*** DATA

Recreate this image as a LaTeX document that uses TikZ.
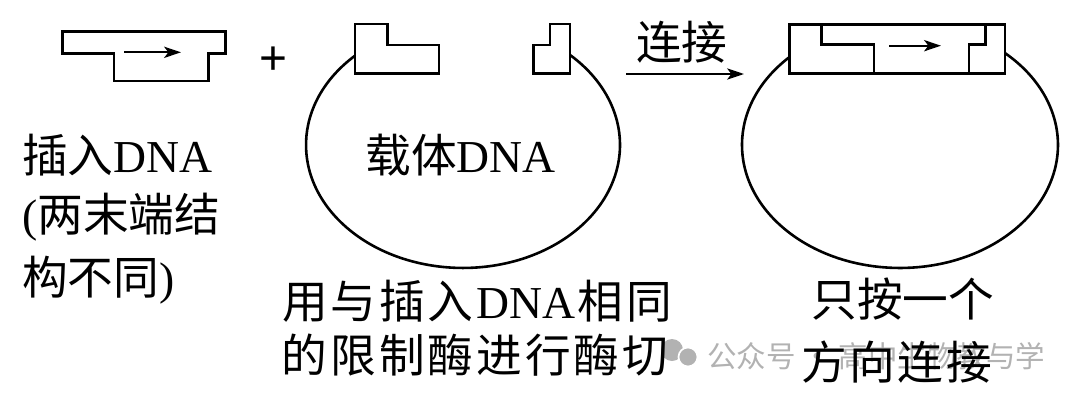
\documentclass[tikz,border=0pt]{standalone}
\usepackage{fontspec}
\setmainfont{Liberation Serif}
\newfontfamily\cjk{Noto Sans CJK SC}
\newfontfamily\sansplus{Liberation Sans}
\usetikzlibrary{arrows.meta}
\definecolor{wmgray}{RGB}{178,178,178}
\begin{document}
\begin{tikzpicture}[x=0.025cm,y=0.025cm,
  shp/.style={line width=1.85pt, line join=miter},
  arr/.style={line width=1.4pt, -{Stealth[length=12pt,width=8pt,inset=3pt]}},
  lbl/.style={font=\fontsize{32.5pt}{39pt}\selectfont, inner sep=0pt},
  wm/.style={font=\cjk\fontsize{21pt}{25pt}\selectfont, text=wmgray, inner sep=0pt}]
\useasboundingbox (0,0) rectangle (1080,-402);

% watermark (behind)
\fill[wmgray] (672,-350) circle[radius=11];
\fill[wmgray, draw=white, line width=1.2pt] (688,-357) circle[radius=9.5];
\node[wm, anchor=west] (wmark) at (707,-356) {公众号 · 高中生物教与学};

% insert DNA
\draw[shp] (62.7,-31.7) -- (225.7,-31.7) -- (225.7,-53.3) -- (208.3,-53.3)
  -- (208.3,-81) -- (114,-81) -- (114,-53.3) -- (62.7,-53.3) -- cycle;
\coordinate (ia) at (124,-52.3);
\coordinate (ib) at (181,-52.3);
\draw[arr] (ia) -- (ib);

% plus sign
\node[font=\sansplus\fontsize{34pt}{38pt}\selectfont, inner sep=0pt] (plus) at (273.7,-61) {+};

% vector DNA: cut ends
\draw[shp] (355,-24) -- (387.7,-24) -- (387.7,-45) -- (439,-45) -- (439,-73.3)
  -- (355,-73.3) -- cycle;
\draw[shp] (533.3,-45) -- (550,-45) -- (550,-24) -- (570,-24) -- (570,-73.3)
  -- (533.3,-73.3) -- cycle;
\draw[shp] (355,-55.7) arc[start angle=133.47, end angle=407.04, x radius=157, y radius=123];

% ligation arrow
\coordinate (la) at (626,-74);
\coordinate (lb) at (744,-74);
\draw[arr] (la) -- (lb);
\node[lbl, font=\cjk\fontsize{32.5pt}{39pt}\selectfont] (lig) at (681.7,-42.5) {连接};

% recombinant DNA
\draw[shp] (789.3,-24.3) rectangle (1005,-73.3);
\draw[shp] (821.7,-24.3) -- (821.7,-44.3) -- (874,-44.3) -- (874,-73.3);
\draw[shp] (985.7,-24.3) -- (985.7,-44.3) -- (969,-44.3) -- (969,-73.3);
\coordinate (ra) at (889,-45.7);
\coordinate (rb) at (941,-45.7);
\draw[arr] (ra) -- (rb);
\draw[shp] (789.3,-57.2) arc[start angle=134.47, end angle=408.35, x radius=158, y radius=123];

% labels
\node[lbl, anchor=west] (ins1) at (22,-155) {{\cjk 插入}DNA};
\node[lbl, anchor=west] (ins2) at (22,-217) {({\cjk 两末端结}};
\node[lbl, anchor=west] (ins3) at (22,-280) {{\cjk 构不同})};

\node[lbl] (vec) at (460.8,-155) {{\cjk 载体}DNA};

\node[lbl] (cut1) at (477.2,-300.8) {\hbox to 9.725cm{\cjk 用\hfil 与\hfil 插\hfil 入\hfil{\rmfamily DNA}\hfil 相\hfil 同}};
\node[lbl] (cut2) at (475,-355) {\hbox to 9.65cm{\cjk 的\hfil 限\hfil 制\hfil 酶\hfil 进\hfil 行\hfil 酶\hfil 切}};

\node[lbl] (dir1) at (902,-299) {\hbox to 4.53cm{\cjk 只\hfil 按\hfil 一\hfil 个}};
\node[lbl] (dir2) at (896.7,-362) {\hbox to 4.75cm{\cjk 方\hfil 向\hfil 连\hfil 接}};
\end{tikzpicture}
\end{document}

******

-- YOUR OBJECTIVE --
Write the lines above out again exactly, without any of their pictures.

-- RESULT BELOW --
Recreate this image as a LaTeX document that uses TikZ.
\documentclass[tikz,border=0pt]{standalone}
\usepackage{fontspec}
\setmainfont{Liberation Serif}
\newfontfamily\cjk{Noto Sans CJK SC}
\newfontfamily\sansplus{Liberation Sans}
\usetikzlibrary{arrows.meta}
\definecolor{wmgray}{RGB}{178,178,178}
\begin{document}
\begin{tikzpicture}[x=0.025cm,y=0.025cm,
  shp/.style={line width=1.85pt, line join=miter},
  arr/.style={line width=1.4pt, -{Stealth[length=12pt,width=8pt,inset=3pt]}},
  lbl/.style={font=\fontsize{32.5pt}{39pt}\selectfont, inner sep=0pt},
  wm/.style={font=\cjk\fontsize{21pt}{25pt}\selectfont, text=wmgray, inner sep=0pt}]
\useasboundingbox (0,0) rectangle (1080,-402);

% watermark (behind)
\fill[wmgray] (672,-350) circle[radius=11];
\fill[wmgray, draw=white, line width=1.2pt] (688,-357) circle[radius=9.5];
\node[wm, anchor=west] (wmark) at (707,-356) {公众号 · 高中生物教与学};

% insert DNA
\draw[shp] (62.7,-31.7) -- (225.7,-31.7) -- (225.7,-53.3) -- (208.3,-53.3)
  -- (208.3,-81) -- (114,-81) -- (114,-53.3) -- (62.7,-53.3) -- cycle;
\coordinate (ia) at (124,-52.3);
\coordinate (ib) at (181,-52.3);
\draw[arr] (ia) -- (ib);

% plus sign
\node[font=\sansplus\fontsize{34pt}{38pt}\selectfont, inner sep=0pt] (plus) at (273.7,-61) {+};

% vector DNA: cut ends
\draw[shp] (355,-24) -- (387.7,-24) -- (387.7,-45) -- (439,-45) -- (439,-73.3)
  -- (355,-73.3) -- cycle;
\draw[shp] (533.3,-45) -- (550,-45) -- (550,-24) -- (570,-24) -- (570,-73.3)
  -- (533.3,-73.3) -- cycle;
\draw[shp] (355,-55.7) arc[start angle=133.47, end angle=407.04, x radius=157, y radius=123];

% ligation arrow
\coordinate (la) at (626,-74);
\coordinate (lb) at (744,-74);
\draw[arr] (la) -- (lb);
\node[lbl, font=\cjk\fontsize{32.5pt}{39pt}\selectfont] (lig) at (681.7,-42.5) {连接};

% recombinant DNA
\draw[shp] (789.3,-24.3) rectangle (1005,-73.3);
\draw[shp] (821.7,-24.3) -- (821.7,-44.3) -- (874,-44.3) -- (874,-73.3);
\draw[shp] (985.7,-24.3) -- (985.7,-44.3) -- (969,-44.3) -- (969,-73.3);
\coordinate (ra) at (889,-45.7);
\coordinate (rb) at (941,-45.7);
\draw[arr] (ra) -- (rb);
\draw[shp] (789.3,-57.2) arc[start angle=134.47, end angle=408.35, x radius=158, y radius=123];

% labels
\node[lbl, anchor=west] (ins1) at (22,-155) {{\cjk 插入}DNA};
\node[lbl, anchor=west] (ins2) at (22,-217) {({\cjk 两末端结}};
\node[lbl, anchor=west] (ins3) at (22,-280) {{\cjk 构不同})};

\node[lbl] (vec) at (460.8,-155) {{\cjk 载体}DNA};

\node[lbl] (cut1) at (477.2,-300.8) {\hbox to 9.725cm{\cjk 用\hfil 与\hfil 插\hfil 入\hfil{\rmfamily DNA}\hfil 相\hfil 同}};
\node[lbl] (cut2) at (475,-355) {\hbox to 9.65cm{\cjk 的\hfil 限\hfil 制\hfil 酶\hfil 进\hfil 行\hfil 酶\hfil 切}};

\node[lbl] (dir1) at (902,-299) {\hbox to 4.53cm{\cjk 只\hfil 按\hfil 一\hfil 个}};
\node[lbl] (dir2) at (896.7,-362) {\hbox to 4.75cm{\cjk 方\hfil 向\hfil 连\hfil 接}};
\end{tikzpicture}
\end{document}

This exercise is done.